77. If a lady have not been accustomed to a thorough ablution, as just directed, of her whole body, let her, if possible, before commencing, take a trip to the coast, and have a few dips in the sea; after which she might at once go through the processes above advised with safety, comfort, and advantage; but whether she be able to bathe in the sea or not, she must, if she is to be strong and healthy, gradually accustom herself to a daily ablution of the whole of her body. The skin is a breathing apparatus, and unless it be kept clean it cannot properly perform its functions. It might be said, it will take time and trouble daily to cleanse the whole of the skin: it will; but no more than ten minutes, or a quarter of an hour, to go through the whole of the above processes of bathing and of drying the skin. The acquisition of health takes both time and trouble; but nothing worth having in this world is done without it! There is no royal road to health; but although the path at first might be a little rugged and disagreeable, it soon becomes from practice smooth and pleasant!

78. Oh, if my fair reader did but know the value of thorough cold water ablutions, she would not lose a day before giving the plan I have above recommended a trial. It would banish all, or nearly all, her little ailments and nervousness; it would make her dispense with many of her wrappings; it would, in the winter time, keep her from coddling and crudling over the fire; it would cause her to resist cold and disease; it would, if she were inclined to constipation, tend to regulate her bowels; it would strengthen her back and loins; it would make her blooming, healthy, and strong; and it would pave the way, and fit her, in due time, to become a mother, and the mother of fine, hearty children! My reader must not fancy that I have overdrawn the picture; I have painted it from the life. “I only tell what I do know, and declare what I do believe.” Let me urge but a trial, and then my fair inquirer will have cause to be thankful that she had been induced to carry out my views, and I shall rejoice that I have been the means of her doing so.

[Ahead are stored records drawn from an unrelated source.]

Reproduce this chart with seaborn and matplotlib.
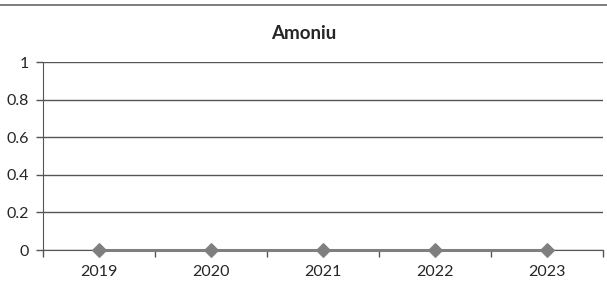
import numpy as np
import pandas as pd
import seaborn as sns
import matplotlib.pyplot as plt
from matplotlib.lines import Line2D

years = ["2019", "2020", "2021", "2022", "2023"]
values = [0, 0, 0, 0, 0]
y_ticks = [0, 0.2, 0.4, 0.6, 0.8, 1]
y_labels = ["0", "0.2", "0.4", "0.6", "0.8", "1"]

df = pd.DataFrame({"year": years, "value": values})

sns.set_style("white")
plt.rcParams["font.family"] = ["Lato", "DejaVu Sans"]

fig = plt.figure(figsize=(6.07, 2.88), dpi=100)
ax = fig.add_axes([0.0708, 0.1319, 0.9226, 0.6528])

sns.lineplot(data=df, x="year", y="value", ax=ax, color="#7f7f7f",
             marker="D", markersize=7, markeredgecolor="#7f7f7f", linewidth=2.2)
for ln in ax.lines:
    ln.set_clip_on(False)
    ln.set_zorder(5)

ax.set_xlim(-0.5, len(years) - 0.5)
ax.set_ylim(0, 1)
ax.set_yticks(y_ticks)
ax.set_yticklabels(y_labels, fontsize=11.5)
ax.set_xticks(range(len(years)))
ax.set_xticklabels(years, fontsize=11.5)
ax.set_xticks(np.arange(-0.5, len(years)), minor=True)
ax.tick_params(axis="x", which="major", bottom=True, length=0, pad=11)
ax.tick_params(axis="x", which="minor", bottom=True, length=5, color="#555555", width=1, direction="out")
ax.tick_params(axis="y", left=True, length=5, color="#555555", width=1, direction="out", pad=5)
ax.set_xlabel("")
ax.set_ylabel("")

ax.grid(axis="y", color="#555555", linewidth=1)
ax.set_axisbelow(True)
for side in ["top", "right"]:
    ax.spines[side].set_visible(False)
ax.spines["left"].set_color("#555555")
ax.spines["bottom"].set_color("#555555")

fig.text(0.5, 0.885, "Amoniu", ha="center", va="center", fontsize=13.5, fontweight="bold")
fig.add_artist(Line2D([0, 1], [0.982, 0.982], color="#666666", linewidth=1.2))

fig.savefig("out.png", dpi=100)
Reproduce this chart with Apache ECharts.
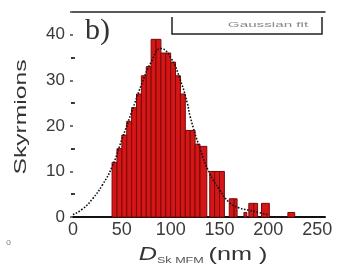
<!DOCTYPE html>
<html>
<head>
<meta charset="utf-8">
<script src="https://cdn.jsdelivr.net/npm/echarts@6/dist/echarts.min.js"></script>
<style>
  html, body { margin: 0; padding: 0; background: #fff; }
  #chart { width: 337px; height: 272px; }
</style>
</head>
<body>
<div id="chart"></div>
<script>
// histogram bins (nm) and skyrmion counts
var binStart = [40, 45, 50, 55, 60, 65, 70, 75, 80, 85, 90, 95, 100, 105, 110, 115, 120, 125, 130, 140, 145, 150, 160, 165, 175, 180, 185, 193, 220]
var binEnd   = [45, 50, 55, 60, 65, 70, 75, 80, 85, 90, 95, 100, 105, 110, 115, 120, 125, 130, 137, 145, 150, 155, 165, 168, 178, 185, 189, 201, 227]
var counts   = [12, 15, 18, 21, 24, 27, 31, 33, 39, 39, 36, 36, 34, 31, 27, 19, 19, 16, 15.5, 10, 10, 10, 4, 4, 1, 3, 3, 3, 1]

// fit curve
var fitX = [0, 10, 20, 30, 40, 50, 60, 70, 80, 90, 100, 110, 117, 120, 130, 140, 150, 160, 170, 180, 190, 200]
var fitY = [0.5, 1.8, 4, 7, 11, 17, 23, 29, 34, 37, 35, 30, 25, 22, 15, 9.5, 6, 3.2, 2, 1.5, 1, 0.5]

var xTicks = [0, 50, 100, 150, 200, 250]
var yTicks = [0, 10, 20, 30, 40]

var chart = echarts.init(document.getElementById('chart'))

var bins = binStart.map(function (s, i) {
  return [s, binEnd[i], counts[i]]
})
var fit = fitX.map(function (x, i) {
  return [x, fitY[i]]
})

var font = 'Liberation Sans, Arial, sans-serif'

chart.setOption({
  animation: false,
  grid: {
    left: 73,
    right: 12,
    top: 12,
    bottom: 55
  },
  xAxis: [{
    type: 'value',
    min: 0,
    max: 258,
    interval: 50,
    axisLine: { show: true, onZero: false, lineStyle: { color: '#111', width: 2 } },
    axisTick: { show: false },
    splitLine: { show: false },
    axisLabel: {
      margin: 4,
      showMaxLabel: false,
      fontFamily: font,
      fontSize: 18,
      color: '#3a3a3a',
      formatter: function (v) { return xTicks.indexOf(v) >= 0 ? String(v) : '' }
    }
  }, {
    type: 'value',
    position: 'top',
    min: 0,
    max: 258,
    axisLine: { show: true, onZero: false, lineStyle: { color: '#222', width: 1.5 } },
    axisTick: { show: false },
    axisLabel: { show: false },
    splitLine: { show: false }
  }],
  yAxis: [{
    type: 'value',
    min: 0,
    max: 45,
    interval: 10,
    axisLine: { show: false },
    axisTick: { show: true, length: 3, lineStyle: { color: '#444', width: 1.5 } },
    minorTick: { show: true, splitNumber: 2, length: 2, lineStyle: { color: '#333', width: 2 } },
    splitLine: { show: false },
    axisLabel: {
      margin: 8,
      showMaxLabel: false,
      fontFamily: font,
      fontSize: 17,
      color: '#3a3a3a',
      formatter: function (v) { return yTicks.indexOf(v) >= 0 ? String(v) : '' }
    }
  }, {
    type: 'value',
    position: 'right',
    min: 0,
    max: 45,
    interval: 10,
    axisLine: { show: false },
    axisTick: { show: false },
    minorTick: { show: true, splitNumber: 2, length: 2, lineStyle: { color: '#444', width: 2 } },
    axisLabel: { show: false },
    splitLine: { show: false }
  }],
  graphic: [{
    // y axis title, stretched along its length like the original
    type: 'text',
    x: 21,
    y: 117,
    rotation: Math.PI / 2,
    scaleX: 1.45,
    style: {
      text: 'Skyrmions',
      font: '17px "Liberation Sans", Arial',
      fill: '#333',
      align: 'center',
      verticalAlign: 'middle'
    }
  }, {
    // x axis title
    type: 'text',
    x: 203,
    y: 255,
    scaleX: 1.4,
    style: {
      text: '{d|D}{s|Sk MFM} {n|(nm )}',
      align: 'center',
      verticalAlign: 'middle',
      rich: {
        d: { fontFamily: font, fontStyle: 'italic', fontSize: 18, fill: '#333' },
        s: { fontFamily: font, fontSize: 9, fill: '#555', padding: [12, 0, 0, 0] },
        n: { fontFamily: font, fontSize: 18, fill: '#333' }
      }
    }
  }, {
    type: 'text',
    left: 85,
    top: 16,
    style: {
      text: 'b)',
      font: '30px "Liberation Serif", serif',
      fill: '#333'
    }
  }, {
    type: 'polyline',
    shape: { points: [[172, 17], [172, 34], [322, 34], [322, 17]] },
    style: { stroke: '#222', lineWidth: 1.5, fill: null }
  }, {
    type: 'text',
    x: 268,
    y: 25,
    scaleX: 1.9,
    style: {
      text: 'Gaussian fit',
      font: '8px "Liberation Sans", Arial',
      fill: '#888',
      align: 'center',
      verticalAlign: 'middle'
    }
  }, {
    type: 'text',
    left: 6,
    top: 238,
    style: {
      text: 'o',
      font: '9px "Liberation Sans", Arial',
      fill: '#888'
    }
  }],
  series: [{
    type: 'custom',
    xAxisIndex: 0,
    yAxisIndex: 0,
    data: bins,
    renderItem: function (params, api) {
      var p0 = api.coord([api.value(0), api.value(2)])
      var p1 = api.coord([api.value(1), 0])
      return {
        type: 'rect',
        shape: { x: p0[0], y: p0[1], width: p1[0] - p0[0], height: p1[1] - p0[1] },
        style: { fill: '#d41616', stroke: '#7a0808', lineWidth: 1 }
      }
    }
  }, {
    type: 'line',
    xAxisIndex: 0,
    yAxisIndex: 0,
    data: fit,
    smooth: true,
    showSymbol: false,
    z: 5,
    lineStyle: { color: '#111', width: 1.6, type: 'dotted' }
  }]
})
</script>
</body>
</html>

Hear what a physician and a poet, a man of sound sense and of sterling intellect, says of the value of ablution. He speaks of warm ablution, which certainly is, at the beginning of using thorough ablution, the best; but the sooner cold can be substituted for warm the better it will be for the health and strength and spirits of the bather:

“The warm ablution, just enough to clear

The sluices of the skin, enough to keep

The body sacred from indecent soil.

Still to be pure, even did it not conduce

(As much as it does) to health, were greatly worth

Your daily pains; it is this adorns the rich;

The want of it is poverty’s worst foe.